Word for word, copy all the data and drop the pictures.

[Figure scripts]
+ + + + +

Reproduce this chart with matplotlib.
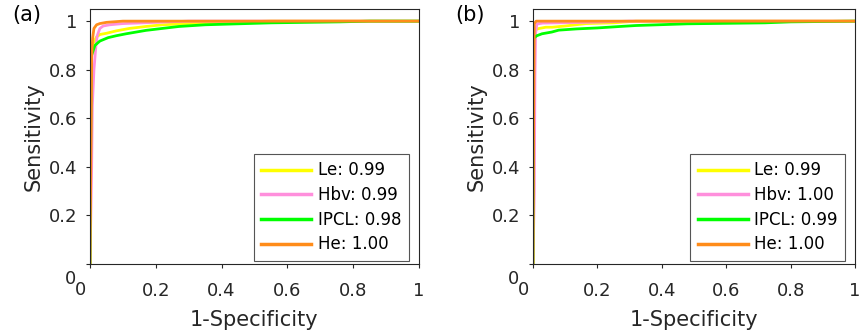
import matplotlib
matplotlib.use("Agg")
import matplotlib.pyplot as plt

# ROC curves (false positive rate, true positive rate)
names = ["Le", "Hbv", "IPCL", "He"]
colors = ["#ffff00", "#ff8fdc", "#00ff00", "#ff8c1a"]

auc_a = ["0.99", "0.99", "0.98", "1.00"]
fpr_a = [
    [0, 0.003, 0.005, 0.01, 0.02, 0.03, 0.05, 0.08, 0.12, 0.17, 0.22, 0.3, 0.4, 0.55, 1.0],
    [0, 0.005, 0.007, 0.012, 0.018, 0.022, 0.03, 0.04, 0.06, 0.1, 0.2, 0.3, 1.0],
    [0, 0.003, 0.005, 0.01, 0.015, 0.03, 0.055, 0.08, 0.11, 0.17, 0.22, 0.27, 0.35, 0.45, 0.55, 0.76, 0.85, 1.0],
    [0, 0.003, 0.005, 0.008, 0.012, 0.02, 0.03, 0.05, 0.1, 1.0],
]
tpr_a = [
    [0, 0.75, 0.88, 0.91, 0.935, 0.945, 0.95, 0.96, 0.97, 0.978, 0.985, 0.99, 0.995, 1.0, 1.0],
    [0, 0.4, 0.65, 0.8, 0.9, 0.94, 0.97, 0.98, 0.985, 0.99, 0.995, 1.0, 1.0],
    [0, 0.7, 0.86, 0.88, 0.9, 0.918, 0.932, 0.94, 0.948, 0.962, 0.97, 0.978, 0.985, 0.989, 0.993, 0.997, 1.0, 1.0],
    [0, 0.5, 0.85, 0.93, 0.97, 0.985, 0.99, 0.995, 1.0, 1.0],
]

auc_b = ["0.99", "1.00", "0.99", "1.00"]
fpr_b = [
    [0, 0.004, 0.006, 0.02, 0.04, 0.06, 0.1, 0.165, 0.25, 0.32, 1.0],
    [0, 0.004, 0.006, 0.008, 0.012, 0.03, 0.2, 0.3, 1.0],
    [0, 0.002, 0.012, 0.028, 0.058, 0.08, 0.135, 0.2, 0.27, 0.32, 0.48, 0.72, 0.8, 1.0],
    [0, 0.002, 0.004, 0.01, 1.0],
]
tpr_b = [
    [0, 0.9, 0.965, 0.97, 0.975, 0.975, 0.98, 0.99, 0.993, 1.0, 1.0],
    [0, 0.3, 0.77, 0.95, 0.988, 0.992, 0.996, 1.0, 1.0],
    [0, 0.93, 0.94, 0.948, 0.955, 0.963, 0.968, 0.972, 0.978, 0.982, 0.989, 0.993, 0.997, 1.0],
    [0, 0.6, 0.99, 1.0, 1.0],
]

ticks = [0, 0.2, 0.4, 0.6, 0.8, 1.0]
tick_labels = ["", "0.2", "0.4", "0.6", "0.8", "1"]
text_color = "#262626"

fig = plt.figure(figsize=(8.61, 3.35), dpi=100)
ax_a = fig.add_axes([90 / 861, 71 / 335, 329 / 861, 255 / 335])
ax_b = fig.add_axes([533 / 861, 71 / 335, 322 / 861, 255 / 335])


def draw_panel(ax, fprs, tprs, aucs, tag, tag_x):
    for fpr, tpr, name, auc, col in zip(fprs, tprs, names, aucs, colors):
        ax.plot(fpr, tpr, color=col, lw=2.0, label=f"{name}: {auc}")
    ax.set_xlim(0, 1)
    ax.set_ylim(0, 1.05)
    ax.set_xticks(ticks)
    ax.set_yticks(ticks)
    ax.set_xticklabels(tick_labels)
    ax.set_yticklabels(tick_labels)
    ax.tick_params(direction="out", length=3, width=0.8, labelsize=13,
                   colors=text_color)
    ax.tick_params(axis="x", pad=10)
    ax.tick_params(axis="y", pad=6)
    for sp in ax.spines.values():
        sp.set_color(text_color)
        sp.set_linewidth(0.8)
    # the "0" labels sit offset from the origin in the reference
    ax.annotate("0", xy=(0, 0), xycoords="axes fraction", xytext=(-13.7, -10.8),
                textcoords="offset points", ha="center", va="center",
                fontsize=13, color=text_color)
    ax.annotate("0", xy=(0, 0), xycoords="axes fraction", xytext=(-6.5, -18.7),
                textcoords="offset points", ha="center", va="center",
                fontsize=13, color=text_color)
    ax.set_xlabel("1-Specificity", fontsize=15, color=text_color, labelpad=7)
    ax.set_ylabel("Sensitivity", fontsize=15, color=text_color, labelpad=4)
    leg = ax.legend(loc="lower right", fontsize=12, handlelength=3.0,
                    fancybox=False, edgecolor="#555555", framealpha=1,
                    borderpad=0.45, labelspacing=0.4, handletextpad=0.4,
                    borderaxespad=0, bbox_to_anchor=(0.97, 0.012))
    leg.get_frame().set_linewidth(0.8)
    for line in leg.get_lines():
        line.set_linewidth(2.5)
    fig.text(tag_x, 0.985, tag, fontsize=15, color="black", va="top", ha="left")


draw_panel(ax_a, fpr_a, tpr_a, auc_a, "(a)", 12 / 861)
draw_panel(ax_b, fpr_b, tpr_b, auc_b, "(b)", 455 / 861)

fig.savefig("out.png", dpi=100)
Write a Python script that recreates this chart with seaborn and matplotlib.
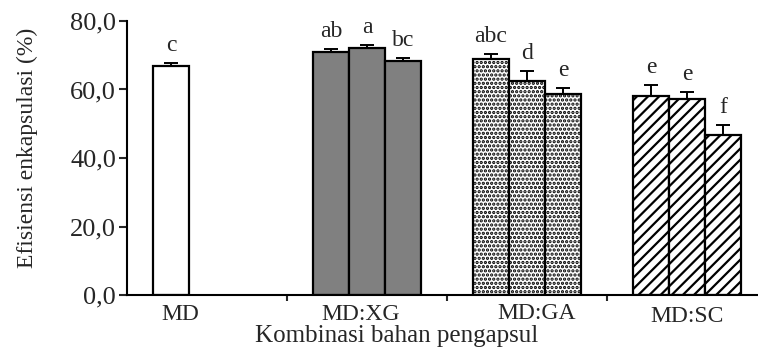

+ + + + +

- Reply to the exercise:
Reproduce this chart with matplotlib.
import matplotlib
matplotlib.use("Agg")
import matplotlib.pyplot as plt

# ROC curves (false positive rate, true positive rate)
names = ["Le", "Hbv", "IPCL", "He"]
colors = ["#ffff00", "#ff8fdc", "#00ff00", "#ff8c1a"]

auc_a = ["0.99", "0.99", "0.98", "1.00"]
fpr_a = [
    [0, 0.003, 0.005, 0.01, 0.02, 0.03, 0.05, 0.08, 0.12, 0.17, 0.22, 0.3, 0.4, 0.55, 1.0],
    [0, 0.005, 0.007, 0.012, 0.018, 0.022, 0.03, 0.04, 0.06, 0.1, 0.2, 0.3, 1.0],
    [0, 0.003, 0.005, 0.01, 0.015, 0.03, 0.055, 0.08, 0.11, 0.17, 0.22, 0.27, 0.35, 0.45, 0.55, 0.76, 0.85, 1.0],
    [0, 0.003, 0.005, 0.008, 0.012, 0.02, 0.03, 0.05, 0.1, 1.0],
]
tpr_a = [
    [0, 0.75, 0.88, 0.91, 0.935, 0.945, 0.95, 0.96, 0.97, 0.978, 0.985, 0.99, 0.995, 1.0, 1.0],
    [0, 0.4, 0.65, 0.8, 0.9, 0.94, 0.97, 0.98, 0.985, 0.99, 0.995, 1.0, 1.0],
    [0, 0.7, 0.86, 0.88, 0.9, 0.918, 0.932, 0.94, 0.948, 0.962, 0.97, 0.978, 0.985, 0.989, 0.993, 0.997, 1.0, 1.0],
    [0, 0.5, 0.85, 0.93, 0.97, 0.985, 0.99, 0.995, 1.0, 1.0],
]

auc_b = ["0.99", "1.00", "0.99", "1.00"]
fpr_b = [
    [0, 0.004, 0.006, 0.02, 0.04, 0.06, 0.1, 0.165, 0.25, 0.32, 1.0],
    [0, 0.004, 0.006, 0.008, 0.012, 0.03, 0.2, 0.3, 1.0],
    [0, 0.002, 0.012, 0.028, 0.058, 0.08, 0.135, 0.2, 0.27, 0.32, 0.48, 0.72, 0.8, 1.0],
    [0, 0.002, 0.004, 0.01, 1.0],
]
tpr_b = [
    [0, 0.9, 0.965, 0.97, 0.975, 0.975, 0.98, 0.99, 0.993, 1.0, 1.0],
    [0, 0.3, 0.77, 0.95, 0.988, 0.992, 0.996, 1.0, 1.0],
    [0, 0.93, 0.94, 0.948, 0.955, 0.963, 0.968, 0.972, 0.978, 0.982, 0.989, 0.993, 0.997, 1.0],
    [0, 0.6, 0.99, 1.0, 1.0],
]

ticks = [0, 0.2, 0.4, 0.6, 0.8, 1.0]
tick_labels = ["", "0.2", "0.4", "0.6", "0.8", "1"]
text_color = "#262626"

fig = plt.figure(figsize=(8.61, 3.35), dpi=100)
ax_a = fig.add_axes([90 / 861, 71 / 335, 329 / 861, 255 / 335])
ax_b = fig.add_axes([533 / 861, 71 / 335, 322 / 861, 255 / 335])


def draw_panel(ax, fprs, tprs, aucs, tag, tag_x):
    for fpr, tpr, name, auc, col in zip(fprs, tprs, names, aucs, colors):
        ax.plot(fpr, tpr, color=col, lw=2.0, label=f"{name}: {auc}")
    ax.set_xlim(0, 1)
    ax.set_ylim(0, 1.05)
    ax.set_xticks(ticks)
    ax.set_yticks(ticks)
    ax.set_xticklabels(tick_labels)
    ax.set_yticklabels(tick_labels)
    ax.tick_params(direction="out", length=3, width=0.8, labelsize=13,
                   colors=text_color)
    ax.tick_params(axis="x", pad=10)
    ax.tick_params(axis="y", pad=6)
    for sp in ax.spines.values():
        sp.set_color(text_color)
        sp.set_linewidth(0.8)
    # the "0" labels sit offset from the origin in the reference
    ax.annotate("0", xy=(0, 0), xycoords="axes fraction", xytext=(-13.7, -10.8),
                textcoords="offset points", ha="center", va="center",
                fontsize=13, color=text_color)
    ax.annotate("0", xy=(0, 0), xycoords="axes fraction", xytext=(-6.5, -18.7),
                textcoords="offset points", ha="center", va="center",
                fontsize=13, color=text_color)
    ax.set_xlabel("1-Specificity", fontsize=15, color=text_color, labelpad=7)
    ax.set_ylabel("Sensitivity", fontsize=15, color=text_color, labelpad=4)
    leg = ax.legend(loc="lower right", fontsize=12, handlelength=3.0,
                    fancybox=False, edgecolor="#555555", framealpha=1,
                    borderpad=0.45, labelspacing=0.4, handletextpad=0.4,
                    borderaxespad=0, bbox_to_anchor=(0.97, 0.012))
    leg.get_frame().set_linewidth(0.8)
    for line in leg.get_lines():
        line.set_linewidth(2.5)
    fig.text(tag_x, 0.985, tag, fontsize=15, color="black", va="top", ha="left")


draw_panel(ax_a, fpr_a, tpr_a, auc_a, "(a)", 12 / 861)
draw_panel(ax_b, fpr_b, tpr_b, auc_b, "(b)", 455 / 861)

fig.savefig("out.png", dpi=100)
Write a Python script that recreates this chart with seaborn and matplotlib.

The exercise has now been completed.